RECORDED INFORMATION

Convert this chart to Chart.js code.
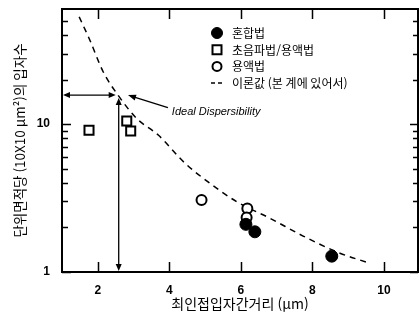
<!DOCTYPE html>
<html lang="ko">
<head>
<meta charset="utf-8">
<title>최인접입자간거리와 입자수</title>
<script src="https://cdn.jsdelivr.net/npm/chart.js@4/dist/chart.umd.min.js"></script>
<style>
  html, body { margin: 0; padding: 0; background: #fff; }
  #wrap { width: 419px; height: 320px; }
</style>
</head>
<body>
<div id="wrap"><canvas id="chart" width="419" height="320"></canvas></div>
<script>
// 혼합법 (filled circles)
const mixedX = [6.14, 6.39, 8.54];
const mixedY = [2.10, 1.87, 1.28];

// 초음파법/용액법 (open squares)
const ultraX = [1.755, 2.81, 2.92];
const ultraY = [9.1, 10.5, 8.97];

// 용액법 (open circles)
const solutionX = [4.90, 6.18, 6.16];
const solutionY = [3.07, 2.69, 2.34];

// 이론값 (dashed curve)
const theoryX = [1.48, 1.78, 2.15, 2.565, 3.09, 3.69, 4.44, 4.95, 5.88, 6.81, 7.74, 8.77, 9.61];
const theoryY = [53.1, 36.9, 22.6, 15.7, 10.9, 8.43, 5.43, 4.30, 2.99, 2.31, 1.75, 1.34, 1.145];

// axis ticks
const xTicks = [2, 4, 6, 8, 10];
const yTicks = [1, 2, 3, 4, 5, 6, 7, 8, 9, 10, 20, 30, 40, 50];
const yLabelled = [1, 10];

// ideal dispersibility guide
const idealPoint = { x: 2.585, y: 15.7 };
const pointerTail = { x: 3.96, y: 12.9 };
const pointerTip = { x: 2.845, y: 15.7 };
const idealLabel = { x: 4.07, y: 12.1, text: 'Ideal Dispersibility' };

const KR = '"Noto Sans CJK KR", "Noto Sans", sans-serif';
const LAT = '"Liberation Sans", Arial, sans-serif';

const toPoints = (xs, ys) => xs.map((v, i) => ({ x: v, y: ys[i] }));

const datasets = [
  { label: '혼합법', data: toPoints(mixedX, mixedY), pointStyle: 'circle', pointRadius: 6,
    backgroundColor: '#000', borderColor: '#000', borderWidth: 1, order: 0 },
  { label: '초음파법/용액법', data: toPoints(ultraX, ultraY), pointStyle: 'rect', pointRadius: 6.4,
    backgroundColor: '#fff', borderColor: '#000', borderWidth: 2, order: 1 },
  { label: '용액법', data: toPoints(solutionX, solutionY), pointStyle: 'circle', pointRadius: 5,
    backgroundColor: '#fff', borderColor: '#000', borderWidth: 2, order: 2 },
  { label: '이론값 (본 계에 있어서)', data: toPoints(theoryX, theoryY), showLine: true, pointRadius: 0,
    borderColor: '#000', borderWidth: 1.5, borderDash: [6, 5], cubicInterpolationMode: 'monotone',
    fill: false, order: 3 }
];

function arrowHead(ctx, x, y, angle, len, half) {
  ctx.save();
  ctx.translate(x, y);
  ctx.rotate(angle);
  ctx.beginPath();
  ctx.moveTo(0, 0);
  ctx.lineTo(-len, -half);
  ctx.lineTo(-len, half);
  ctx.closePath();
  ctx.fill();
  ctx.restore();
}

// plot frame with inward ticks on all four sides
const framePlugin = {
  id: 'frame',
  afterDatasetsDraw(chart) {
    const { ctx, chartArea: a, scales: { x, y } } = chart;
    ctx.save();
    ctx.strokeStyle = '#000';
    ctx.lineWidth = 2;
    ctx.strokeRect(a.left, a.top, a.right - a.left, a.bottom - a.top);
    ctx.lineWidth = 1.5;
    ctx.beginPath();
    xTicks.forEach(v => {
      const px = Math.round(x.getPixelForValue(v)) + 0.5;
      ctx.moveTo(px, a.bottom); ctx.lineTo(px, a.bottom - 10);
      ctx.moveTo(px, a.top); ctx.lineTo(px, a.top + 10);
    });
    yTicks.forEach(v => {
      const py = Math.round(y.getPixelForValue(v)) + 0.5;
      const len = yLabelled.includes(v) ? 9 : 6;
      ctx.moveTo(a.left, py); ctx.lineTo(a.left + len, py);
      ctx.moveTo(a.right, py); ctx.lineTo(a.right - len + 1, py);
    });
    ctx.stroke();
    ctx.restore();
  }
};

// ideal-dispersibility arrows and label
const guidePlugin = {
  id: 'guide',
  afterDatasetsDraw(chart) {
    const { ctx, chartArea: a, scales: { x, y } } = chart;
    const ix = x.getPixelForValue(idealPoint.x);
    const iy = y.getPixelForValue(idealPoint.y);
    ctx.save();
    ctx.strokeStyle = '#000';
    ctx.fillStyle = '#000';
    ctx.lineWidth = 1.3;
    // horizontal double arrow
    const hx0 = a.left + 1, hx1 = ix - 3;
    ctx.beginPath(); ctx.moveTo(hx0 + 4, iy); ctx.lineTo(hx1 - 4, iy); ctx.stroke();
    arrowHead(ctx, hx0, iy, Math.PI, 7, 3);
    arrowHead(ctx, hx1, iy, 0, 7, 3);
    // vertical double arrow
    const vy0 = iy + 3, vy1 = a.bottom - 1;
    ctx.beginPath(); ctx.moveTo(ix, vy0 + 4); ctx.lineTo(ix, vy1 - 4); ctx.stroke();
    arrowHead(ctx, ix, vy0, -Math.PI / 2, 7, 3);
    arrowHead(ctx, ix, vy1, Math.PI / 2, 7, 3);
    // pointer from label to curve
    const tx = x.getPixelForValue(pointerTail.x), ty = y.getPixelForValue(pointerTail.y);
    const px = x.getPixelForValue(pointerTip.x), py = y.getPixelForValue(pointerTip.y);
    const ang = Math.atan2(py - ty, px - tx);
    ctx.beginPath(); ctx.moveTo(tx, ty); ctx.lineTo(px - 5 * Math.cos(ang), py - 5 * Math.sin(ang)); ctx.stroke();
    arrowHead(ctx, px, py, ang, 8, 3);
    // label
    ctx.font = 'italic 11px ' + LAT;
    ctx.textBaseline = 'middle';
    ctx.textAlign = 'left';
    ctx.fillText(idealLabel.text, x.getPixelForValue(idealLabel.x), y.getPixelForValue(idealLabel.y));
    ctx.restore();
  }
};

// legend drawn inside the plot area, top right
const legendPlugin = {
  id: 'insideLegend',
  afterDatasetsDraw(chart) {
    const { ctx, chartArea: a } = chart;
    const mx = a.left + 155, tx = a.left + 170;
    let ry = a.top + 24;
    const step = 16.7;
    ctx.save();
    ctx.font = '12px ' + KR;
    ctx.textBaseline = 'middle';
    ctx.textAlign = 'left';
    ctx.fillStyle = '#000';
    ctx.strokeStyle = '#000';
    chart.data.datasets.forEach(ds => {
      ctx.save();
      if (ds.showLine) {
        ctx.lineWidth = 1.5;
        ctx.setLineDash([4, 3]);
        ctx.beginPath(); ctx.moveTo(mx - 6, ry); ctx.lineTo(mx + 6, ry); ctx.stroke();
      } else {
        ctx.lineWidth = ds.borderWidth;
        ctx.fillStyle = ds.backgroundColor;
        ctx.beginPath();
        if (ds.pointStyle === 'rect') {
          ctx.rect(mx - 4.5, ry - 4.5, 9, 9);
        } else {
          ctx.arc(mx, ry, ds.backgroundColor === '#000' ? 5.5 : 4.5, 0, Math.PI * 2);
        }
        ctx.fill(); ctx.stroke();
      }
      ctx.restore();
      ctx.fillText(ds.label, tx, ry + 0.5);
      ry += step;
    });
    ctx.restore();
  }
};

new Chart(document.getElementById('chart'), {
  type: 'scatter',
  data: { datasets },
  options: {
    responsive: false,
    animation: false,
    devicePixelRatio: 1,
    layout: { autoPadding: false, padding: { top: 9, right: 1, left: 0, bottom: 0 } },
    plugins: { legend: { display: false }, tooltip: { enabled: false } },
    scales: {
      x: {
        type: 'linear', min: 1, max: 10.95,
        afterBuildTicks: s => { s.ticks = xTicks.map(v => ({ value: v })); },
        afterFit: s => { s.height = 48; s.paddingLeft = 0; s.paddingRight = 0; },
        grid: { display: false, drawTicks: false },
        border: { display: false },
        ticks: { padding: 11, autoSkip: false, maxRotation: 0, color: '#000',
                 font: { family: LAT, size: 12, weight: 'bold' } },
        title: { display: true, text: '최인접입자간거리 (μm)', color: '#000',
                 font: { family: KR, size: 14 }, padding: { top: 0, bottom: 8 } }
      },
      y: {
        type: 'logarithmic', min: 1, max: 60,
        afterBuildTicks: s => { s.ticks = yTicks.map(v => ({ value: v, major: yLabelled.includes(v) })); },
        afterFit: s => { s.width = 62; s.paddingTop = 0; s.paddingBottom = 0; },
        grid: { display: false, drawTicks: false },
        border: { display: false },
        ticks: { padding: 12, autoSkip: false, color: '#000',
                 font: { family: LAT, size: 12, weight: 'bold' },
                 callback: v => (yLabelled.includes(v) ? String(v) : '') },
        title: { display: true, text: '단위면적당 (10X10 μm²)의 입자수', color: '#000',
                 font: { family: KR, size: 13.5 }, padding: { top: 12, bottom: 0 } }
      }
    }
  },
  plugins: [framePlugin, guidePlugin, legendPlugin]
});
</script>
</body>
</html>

WORK INSTRUCTIONS
Each line from the top of the material through the line containing "const solutionY = [3.07, 2.69, 2.34];" should be reproduced exactly; please drop any images.

RESULT OF THIS EXERCISE
Convert this chart to Chart.js code.
<!DOCTYPE html>
<html lang="ko">
<head>
<meta charset="utf-8">
<title>최인접입자간거리와 입자수</title>
<script src="https://cdn.jsdelivr.net/npm/chart.js@4/dist/chart.umd.min.js"></script>
<style>
  html, body { margin: 0; padding: 0; background: #fff; }
  #wrap { width: 419px; height: 320px; }
</style>
</head>
<body>
<div id="wrap"><canvas id="chart" width="419" height="320"></canvas></div>
<script>
// 혼합법 (filled circles)
const mixedX = [6.14, 6.39, 8.54];
const mixedY = [2.10, 1.87, 1.28];

// 초음파법/용액법 (open squares)
const ultraX = [1.755, 2.81, 2.92];
const ultraY = [9.1, 10.5, 8.97];

// 용액법 (open circles)
const solutionX = [4.90, 6.18, 6.16];
const solutionY = [3.07, 2.69, 2.34];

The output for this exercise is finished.